Barbados Introduces Free Bus Rides for Students
Barbados, which already offers free state financed education from primary to university levels, has now added free bus travel to and from school for its estimated 10,000 – 12,000 students. It previously cost each child one dollar (US 50 cents) per ride.
The innovation was introduced for the start of the 2008 Barbados school year, along with a new dress code for the students.
For the most part, parents have welcomed the financial relief from bus fares and Barbados school principals have reported that more students have been arriving on time for classes.
Prime Minister David Thompson, in his 2008 Budget presentation, announced that all schoolchildren in uniform or under 18-years-old and carrying identification would be allowed to travel free on the buses.
The Barbados government has allocated an extra 8 million dollars to cover the new free ride service. Barbados already spends about 20 per cent of its (US) billion dollar annual budget on education
Day one of the new uniform code saw about 250 students being sent back home for failure to comply. They were mostly female students with uniforms that were too short or male students with “too baggy” pants. They all eventually returned to their classrooms.

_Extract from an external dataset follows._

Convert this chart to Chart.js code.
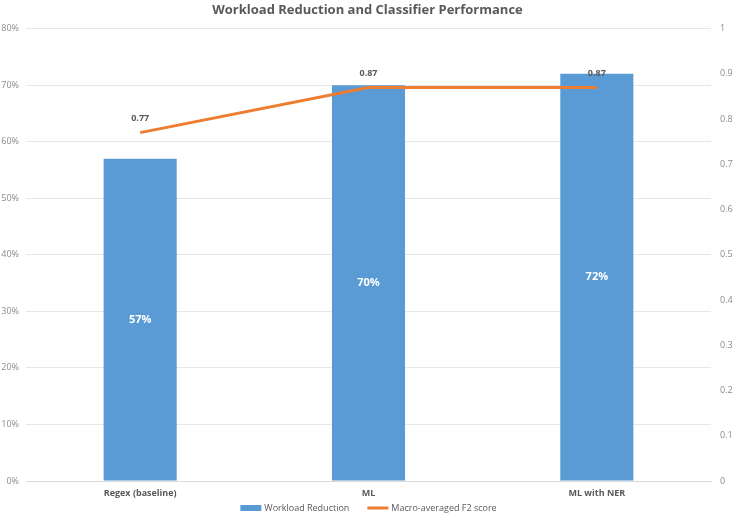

Meanwhile, the Barbados government has announced it is putting on hold, plans by the previous administration to introduce a University College of Barbados.

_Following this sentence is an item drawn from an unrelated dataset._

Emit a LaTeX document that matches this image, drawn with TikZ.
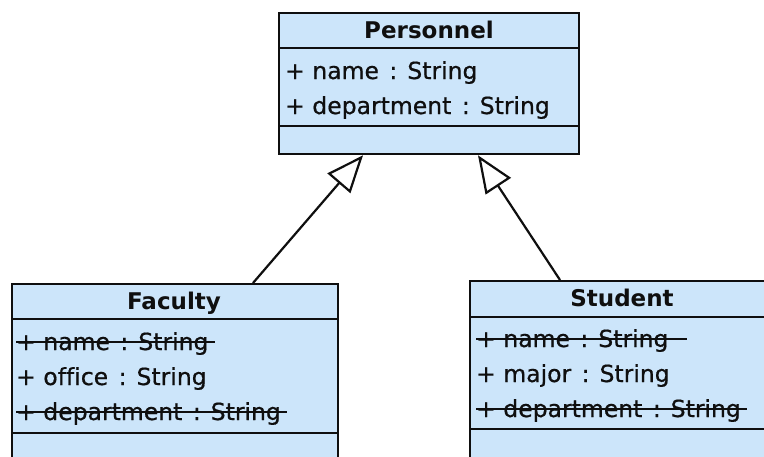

Education Minister Ronald Jones has indicated that his current priority is “working to build capacity” at the post-secondary educational facilities.

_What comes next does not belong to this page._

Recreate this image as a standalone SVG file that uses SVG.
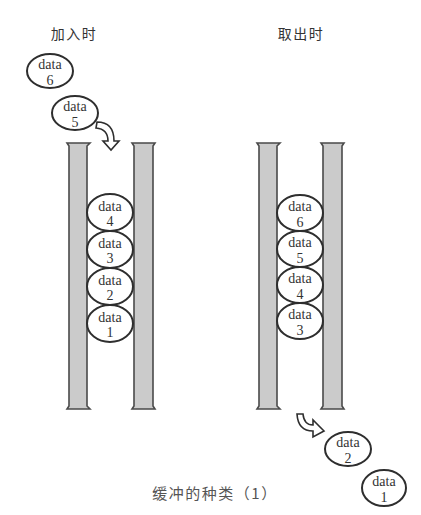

“What is of prime importance (right now) is to have students who are interested in post-secondary education having somewhere they can go……right now we don’t have any excess capacity.
“When we think we have been able to satisfy that demand then we can again wrap our thoughts around the University College of Barbados”, Mr. Jones added.
The College was expected to come on stream in September 2008.
Barbados already houses one of three campuses of the University of the West Indies (UWI), which has just announced it will be adding 500 more rooms to its Cave Hill facility in 2009, to handle the growing student influx.
Barbados has 102 schools handling primary and secondary education.